(8 of 10)
The distinctions are to some extent academic. Each side can now substantially destroy the other even without striking the first blow, and marginal changes in either quantity or quality of weapons will not change that fact. Hence a rough balance exists. Both sides are also spending heavily. However, proportional to gross national product, the military burden weighs less on the U.S. than on Russia. Mutual escalation could only end in a new balance at a higher and more expensive level.
Kissinger has a long record of pronouncements on nuclear issues; it was in this field that he first made his name. Yet his work has at times been open to varying interpretations. In his first major book, Nuclear Weapons and Foreign Policy, he said that limited nuclear war was containable and therefore conceivable. He later backed away from that theory; yet for a time colleagues mirthfully referred to him as "Dr. Strangelove, East" (Physicist Edward Teller held the Western title). But his main argument, which eventually became U.S. policy, was that the old massive-retaliation approach of the middle-'50s was irrational because it offered no real alternative between surrender and wholesale annihilation: "It does not make sense to threaten suicide in order to prevent eventual death." John Foster Dulles' policies in general seemed "onedimensional" to Kissinger.
A Legitimate Order
In the first book, and in The Necessity for Choice (1960), he seemed to be highly skeptical of the chance for successful negotiations with the Russians and of U.S. capacity to bargain with a power that viewed the world so differently. "To us," he wrote, "a treaty has a legal and not only a utilitarian significance, a moral and not only a practical force. In the Soviet view, a concession is merely a phase in a continuing struggle." He also has doubts about the notion that as Russia evolves into a more liberal society, it will necessarily be more tractable. "In some respects," he said recently, "it was easier to deal with Stalin than with this timid, mediocre leadership that lets crises develop and has missiles."

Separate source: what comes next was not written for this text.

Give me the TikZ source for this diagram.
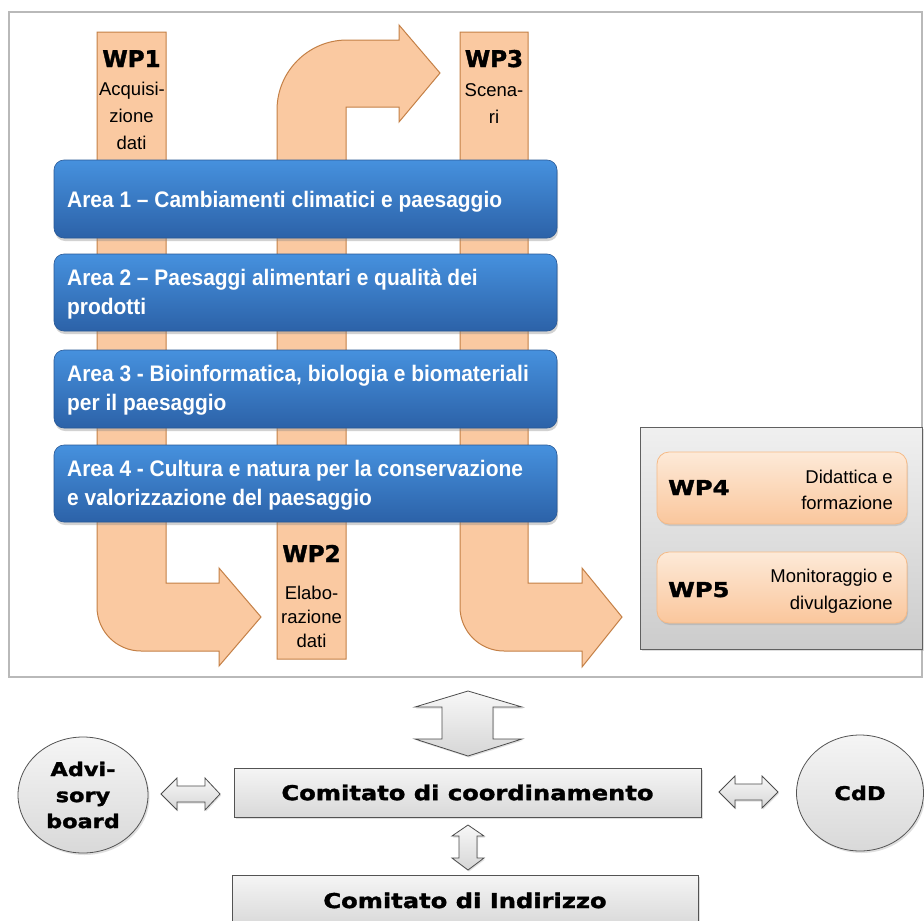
\documentclass[tikz,border=0pt]{standalone}
\usepackage{fontspec}
\setmainfont{Liberation Sans}
\newfontfamily\areafont[FakeStretch=0.93]{Liberation Sans}
\newfontfamily\heavyfont[FakeStretch=1.18,FakeBold=1.6]{DejaVu Sans}
\newfontfamily\heavyn[FakeBold=1.6]{DejaVu Sans}
\usetikzlibrary{shapes.geometric,shadows,shadings}
\definecolor{wpfill}{RGB}{250,201,161}
\definecolor{wpdraw}{RGB}{196,128,70}
\definecolor{bluetop}{RGB}{70,145,222}
\definecolor{bluebot}{RGB}{44,98,168}
\definecolor{bluedraw}{RGB}{40,88,150}
\definecolor{obtop}{RGB}{253,234,216}
\definecolor{obbot}{RGB}{250,198,156}
\definecolor{obdraw}{RGB}{246,186,134}
\begin{document}
\begin{tikzpicture}[x=1pt,y=-1pt,
  frame/.style={draw=gray!55,line width=1.2pt},
  wp/.style={fill=wpfill,draw=wpdraw,line width=1pt,line join=miter},
  areabox/.style={rounded corners=10pt,top color=bluetop,bottom color=bluebot,draw=bluedraw,line width=0.6pt,
    drop shadow={shadow xshift=1pt,shadow yshift=-3pt,opacity=0.35}},
  areatext/.style={anchor=west,inner sep=0pt,align=left,text=white,
    font=\areafont\bfseries\fontsize{22.5}{29}\selectfont},
  wplabel/.style={anchor=base,inner sep=0pt,font=\heavyn\bfseries\fontsize{23}{27}\selectfont},
  wpdesc/.style={anchor=base,inner sep=0pt,font=\fontsize{18.5}{25}\selectfont},
  graybox/.style={top color=gray!12,bottom color=gray!40,draw=gray!75!black,line width=1pt,
    drop shadow={shadow xshift=2pt,shadow yshift=-2pt,opacity=0.25}},
  obox/.style={rounded corners=12pt,top color=obtop,bottom color=obbot,draw=obdraw,line width=0.8pt,
    drop shadow={shadow xshift=1pt,shadow yshift=-2pt,opacity=0.25}},
  obhead/.style={anchor=base west,inner sep=0pt,font=\heavyfont\bfseries\fontsize{20.5}{24}\selectfont},
  obdesc/.style={anchor=east,inner sep=0pt,align=right,font=\fontsize{18.5}{26.5}\selectfont},
  cbox/.style={rectangle,top color=gray!8,bottom color=gray!30,draw=gray!65!black,line width=0.8pt,
    font=\heavyfont\bfseries\fontsize{20.5}{24}\selectfont,inner sep=0pt,
    drop shadow={shadow xshift=1.5pt,shadow yshift=-2pt,opacity=0.25}},
  ell/.style={ellipse,top color=gray!8,bottom color=gray!30,draw=gray!65!black,line width=0.8pt,
    inner sep=0pt,align=center,font=\heavyfont\bfseries\fontsize{19}{26}\selectfont,
    drop shadow={shadow xshift=1.5pt,shadow yshift=-2pt,opacity=0.25}},
  barrow/.style={top color=gray!6,bottom color=gray!32,draw=gray!60!black,line width=0.8pt,line join=miter,
    drop shadow={shadow xshift=1pt,shadow yshift=-1.5pt,opacity=0.25}}
]
\useasboundingbox (0,0) rectangle (924,921);
\fill[white] (0,0) rectangle (924,921);
\draw[frame] (9,12) rectangle (922,677);

% WP columns / flow arrows
\draw[wp] (97,32) -- (166,32) -- (166,583) -- (219,583) -- (219,568) -- (261,617) -- (219,666) -- (219,651) -- (141,651) arc[start angle=270,end angle=180,radius=44pt] -- cycle;
\draw[wp] (277,659) -- (346,659) -- (346,107) -- (399,107) -- (399,122) -- (440,73) -- (399,25) -- (399,40) -- (347,40) arc[start angle=90,end angle=180,radius=70pt] -- cycle;
\draw[wp] (460,32) -- (528,32) -- (528,583) -- (582,583) -- (582,568) -- (622,617) -- (582,667) -- (582,651) -- (504,651) arc[start angle=270,end angle=180,radius=44pt] -- cycle;

\node[wplabel] (wp1) at (131.5,67) {WP1};
\node[wpdesc] (wp1a) at (132,95) {Acquisi-};
\node[wpdesc] (wp1b) at (131.5,122) {zione};
\node[wpdesc] (wp1c) at (131.5,149) {dati};
\node[wplabel] (wp3) at (494,67) {WP3};
\node[wpdesc] (wp3a) at (494,96) {Scena-};
\node[wpdesc] (wp3b) at (494,123) {ri};
\node[wplabel] (wp2) at (311.5,562) {WP2};
\node[wpdesc] (wp2a) at (311.5,599) {Elabo-};
\node[wpdesc] (wp2b) at (311.5,623) {razione};
\node[wpdesc] (wp2c) at (311.5,647) {dati};

% Areas
\path[areabox] (54,160) rectangle (557,238);
\path[areabox] (54,254) rectangle (557,331);
\path[areabox] (54,350) rectangle (557,428);
\path[areabox] (54,445) rectangle (557,522);
\node[areatext] (a1) at (67,202) {Area 1 – Cambiamenti climatici e paesaggio};
\node[areatext] (a2) at (67,294) {Area 2 – Paesaggi alimentari e qualità dei\\prodotti};
\node[areatext] (a3) at (67,390) {Area 3 - Bioinformatica, biologia e biomateriali\\per il paesaggio};
\node[areatext] (a4) at (67,485) {Area 4 - Cultura e natura per la conservazione\\e valorizzazione del paesaggio};

% WP4 / WP5 group
\path[graybox] (640,427) rectangle (922,649);
\path[obox] (657,452) rectangle (907,524);
\path[obox] (657,552) rectangle (907,623);
\node[obhead] (wp4) at (668,495) {WP4};
\node[obdesc] (wp4d) at (893,490) {Didattica e\\formazione};
\node[obhead] (wp5) at (668,597) {WP5};
\node[obdesc] (wp5d) at (893,591) {Monitoraggio e\\divulgazione};

% Governance
\node[cbox,minimum width=467pt,minimum height=49pt] (cc) at (467.5,792.5) {Comitato di coordinamento};
\node[cbox,minimum width=466pt,minimum height=50pt,anchor=north] (ci) at (465,875) {Comitato di Indirizzo};
\node[ell,minimum width=130pt,minimum height=116pt] (adv) at (83,795) {Advi-\\sory\\board};
\node[ell,minimum width=127pt,minimum height=116pt] (cdd) at (860,793) {CdD};

% block arrows
\path[barrow] (468,691) -- (522,707) -- (493,707) -- (493,739) -- (522,739) -- (468,756) -- (415,739) -- (442,739) -- (442,707) -- (415,707) -- cycle;
\path[barrow] (468,825) -- (484,836) -- (477,836) -- (477,858) -- (484,858) -- (468,870) -- (452,858) -- (459,858) -- (459,836) -- (452,836) -- cycle;
\path[barrow] (161,794) -- (177,778) -- (177,786) -- (205,786) -- (205,778) -- (220,794) -- (205,810) -- (205,802) -- (177,802) -- (177,810) -- cycle;
\path[barrow] (719,792) -- (735,776) -- (735,784) -- (762,784) -- (762,776) -- (778,792) -- (762,808) -- (762,800) -- (735,800) -- (735,808) -- cycle;
\end{tikzpicture}
\end{document}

Particular decisions to arm or disarm, to talk or to remain silent, must, in his view, be keyed to current opportunities rather than past failures. What remains constant is his concern with the fundamental uses of strength. The U.S. has not quite grasped an axiom that European statesmen had long ago mastered: peace is not a universal realization of one nation's desires, but a general acceptance of a concept of an "international order." It may chafe all concerned, but irritation is acceptable if no one's survival is threatened. In his history of the post-Napoleonic period, A World Restored, and in writing of the later fusion of German states, Kissinger displayed admiration for Metternich of Austria, Castlereagh of Britain and Bismarck of Prussia.